Step 7: Review the Outcome
After closing the short position, review the trade’s success. Did you time the short correctly? Could you have managed risk better? Analyzing the trade helps you refine your short-selling strategy for future opportunities.

How to Time a Short Sale in Crypto
Timing is crucial when short selling. You don’t want to open a short position too early, or you might get caught in a market rally. Conversely, entering the trade too late might mean you miss the opportunity to profit from a price drop.
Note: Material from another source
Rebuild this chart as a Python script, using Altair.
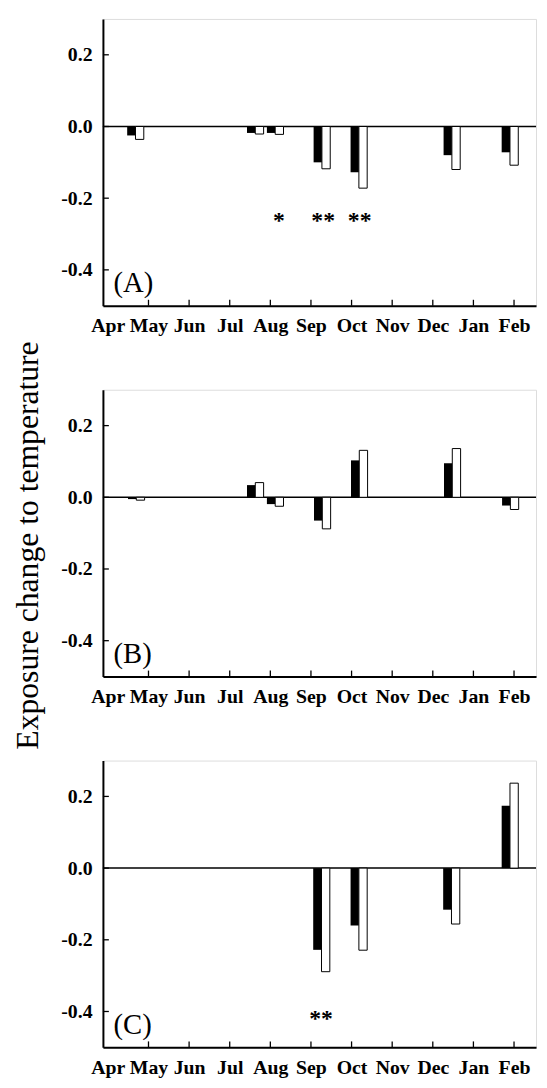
import altair as alt
import pandas as pd

# ---------------- data ----------------
months = ["Apr", "May", "Jun", "Jul", "Aug", "Sep", "Oct", "Nov", "Dec", "Jan", "Feb"]
y_ticks = [-0.4, -0.2, 0.0, 0.2]

# positions of bar pairs (month index, Apr = 0)
pos_A = [0.68, 3.63, 4.12, 5.27, 6.18, 8.47, 9.90]
a_black = [-0.025, -0.018, -0.018, -0.100, -0.128, -0.080, -0.072]
a_white = [-0.036, -0.021, -0.022, -0.118, -0.172, -0.120, -0.108]

pos_B = [0.70, 3.63, 4.12, 5.28, 6.19, 8.48, 9.91]
b_black = [-0.005, 0.034, -0.019, -0.065, 0.103, 0.095, -0.023]
b_white = [-0.008, 0.041, -0.025, -0.088, 0.131, 0.136, -0.034]

pos_C = [5.26, 6.18, 8.46, 9.90]
c_black = [-0.228, -0.160, -0.116, 0.174]
c_white = [-0.289, -0.229, -0.156, 0.237]

stars_A_pos = [4.21, 5.30, 6.20]
stars_A_txt = ["*", "**", "**"]
stars_A_y = [-0.252, -0.252, -0.252]

stars_C_pos = [5.25]
stars_C_txt = ["**"]
stars_C_y = [-0.41]

panel_labels = ["(A)", "(B)", "(C)"]
y_title = "Exposure change to temperature"

# ---------------- styling ----------------
FONT = "Liberation Serif"
W, H = 438, 290
xscale = alt.Scale(domain=[0, 10.42], nice=False, zero=False)
yscale = alt.Scale(domain=[-0.5, 0.3], nice=False, zero=False)
month_js = "[" + ",".join("'%s'" % m for m in months) + "]"


def panel(label, pos, black, white, spos, stxt, sy, with_title=False):
    df = pd.DataFrame({"pos": pos, "black": black, "white": white})
    xaxis = alt.Axis(
        values=list(range(len(months))),
        labelExpr=month_js + "[round(datum.value)]",
        ticks=False, grid=False, title=None,
        domain=True, domainColor="black", domainWidth=2,
        labelFont=FONT, labelFontSize=20, labelFontWeight="bold",
        labelColor="black", labelPadding=10,
        labelFlush=False, labelOverlap=False,
    )
    yargs = dict(
        values=y_ticks,
        labelExpr="replace(format(datum.value, '.1f'), '\u2212', '-')",
        ticks=False, grid=False,
        domain=True, domainColor="black", domainWidth=2,
        labelFont=FONT, labelFontSize=20, labelFontWeight="bold",
        labelColor="black", labelPadding=11,
    )
    if with_title:
        yargs.update(
            title=y_title, titleFont=FONT, titleFontSize=32,
            titleFontWeight="normal", titleColor="black",
            titlePadding=16, titleY=H / 2 + 12,
        )
    else:
        yargs.update(title=None)
    yaxis = alt.Axis(**yargs)

    base = alt.Chart(df)
    black_bars = base.mark_bar(size=8.4, xOffset=-4.2, color="black").encode(
        x=alt.X("pos:Q", scale=xscale, axis=xaxis),
        y=alt.Y("black:Q", scale=yscale, axis=yaxis),
        y2=alt.datum(0),
    )
    white_bars = base.mark_bar(
        size=8.4, xOffset=4.2, fill="white", stroke="black", strokeWidth=1
    ).encode(
        x=alt.X("pos:Q", scale=xscale),
        y=alt.Y("white:Q", scale=yscale),
        y2=alt.datum(0),
    )
    zero = alt.Chart(pd.DataFrame({"z": [0.0]})).mark_rule(
        color="black", strokeWidth=1.5
    ).encode(y=alt.Y("z:Q", scale=yscale))

    ytk = alt.Chart(pd.DataFrame({"v": y_ticks})).mark_rule(
        color="black", strokeWidth=1.3
    ).encode(y=alt.Y("v:Q", scale=yscale), x=alt.value(0), x2=alt.value(6))
    xtk = alt.Chart(pd.DataFrame({"m": list(range(1, len(months)))})).mark_rule(
        color="black", strokeWidth=1.3
    ).encode(x=alt.X("m:Q", scale=xscale), y=alt.value(H), y2=alt.value(H - 6))

    layers = [zero, black_bars, white_bars, ytk, xtk]

    if spos:
        sdf = pd.DataFrame({"p": spos, "t": stxt, "y": sy})
        stars = alt.Chart(sdf).mark_text(
            font=FONT, fontSize=24, fontWeight="bold", color="black",
            baseline="alphabetic", dy=11,
        ).encode(x=alt.X("p:Q", scale=xscale), y=alt.Y("y:Q", scale=yscale), text="t:N")
        layers.append(stars)

    lab = alt.Chart(pd.DataFrame({"t": [label]})).mark_text(
        font=FONT, fontSize=29, color="black", align="left", baseline="alphabetic"
    ).encode(
        x=alt.datum(0.14, scale=xscale),
        y=alt.datum(-0.463, scale=yscale),
        text="t:N",
    )
    layers.append(lab)

    return alt.layer(*layers).properties(width=W, height=H)


pA = panel(panel_labels[0], pos_A, a_black, a_white, stars_A_pos, stars_A_txt, stars_A_y)
pB = panel(panel_labels[1], pos_B, b_black, b_white, [], [], [], with_title=True)
pC = panel(panel_labels[2], pos_C, c_black, c_white, stars_C_pos, stars_C_txt, stars_C_y)

chart = alt.vconcat(pA, pB, pC, spacing=85, bounds="flush").properties(
    padding={"left": 3, "top": 4, "right": 1, "bottom": 0}
).configure_view(stroke="black", strokeWidth=1.5).configure(background="white")

chart.save("out.html", embed_options={"renderer": "svg", "actions": False})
Here are some factors to look for when timing a short sale:
Bear Market or Weak Sentiment
Short selling is more successful in bear markets, where the market sentiment is broadly negative. A market-wide downturn or an asset-specific crisis could signal the right time to short. For Ethereum, a market downturn coupled with macroeconomic instability could trigger a price drop.
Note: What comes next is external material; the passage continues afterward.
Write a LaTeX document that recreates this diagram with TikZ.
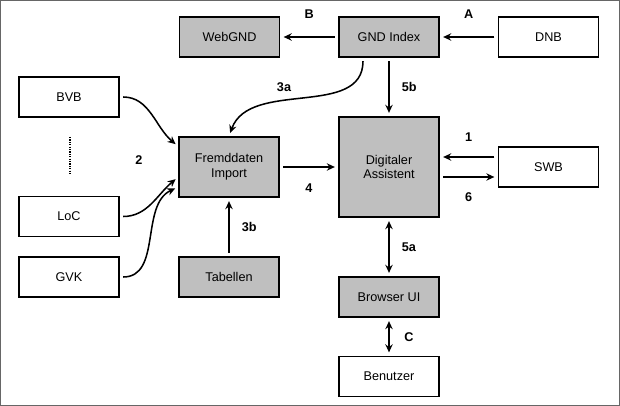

Bearish Technical Indicators
A breakdown below key support levels or a bearish moving average crossover can indicate a good time to short. For Ethereum, if the price falls below $2,000 and shows signs of declining further, this could present a good shorting opportunity.
Negative News and Events
Cryptocurrencies like Ethereum are highly reactive to news and events. Negative announcements, regulatory actions, or security breaches can lead to price declines. If Ethereum faces setbacks or issues, such as regulatory pressure, it could create the ideal conditions for shorting.
Short Selling Strategies
Profit Strategy
Let’s say Ethereum is trading at $2,000, and you believe it will fall to $1,800. You borrow 10 ETH and sell it at $2,000. If the price drops to $1,800, you buy it back, making a profit of $200 per ETH.
Loss Strategy
In the same scenario, if Ethereum’s price rises to $2,200 instead of falling, you would have to buy back the ETH at the higher price, incurring a loss of $200 per ETH.
Hedge Strategy
Short selling can also be used as a hedge. If you hold Ethereum long, you might short a smaller amount to protect yourself against potential downside. This reduces your overall exposure while still allowing you to profit from the price decline.
Delta Neutral Strategy
You may be farming airdrops or staking yield, but you don’t want exposure to the actual asset. You can be delta neutral by shorting. For example, you’re staking Ethena so you buy $ENA coins to stake them, but you short $ENA on Bybit so you’re exposure is neutral but you farm the airdrop and earn on the yield.
Advantages and Risks of Shorting Crypto
Advantages:
- Profit from Declines: Shorting allows you to profit from falling prices, providing opportunities even in bear markets.
- Leverage: Using margin to short amplifies potential profits with less initial capital.
Risks:
- Unlimited Losses: Unlike buying assets, where the loss is limited to the amount invested, shorting can result in unlimited losses as prices can rise indefinitely.
- Short Squeeze: If the price of an asset rises unexpectedly, short sellers may be forced to buy back at a higher price, resulting in losses.
- Interest Charges: Shorting involves borrowing assets, which usually incurs interest costs, reducing profits.
Shorting Fartcoin: A Hypothetical Example

Imagine a meme coin like Fartcoin, which had previously soared to $2.75 but 6 weeks later it’s down by 85%. If you had shorted Fartcoin when it was at its peak, you could have sold at $2.75 and bought it back at a much lower price. With its price now at $0.27, you could make a significant profit, assuming you correctly predicted the price drop.
Final Thoughts
Short selling in crypto can be an effective way to profit from market declines, but it comes with significant risks. It’s important to carefully monitor the market, utilize technical analysis, and implement sound risk management strategies. While Ethereum’s recent decline presents shorting opportunities, traders should always be prepared for volatility and unexpected moves in the market. As always, make sure to stay informed about market trends and adjust your strategy accordingly.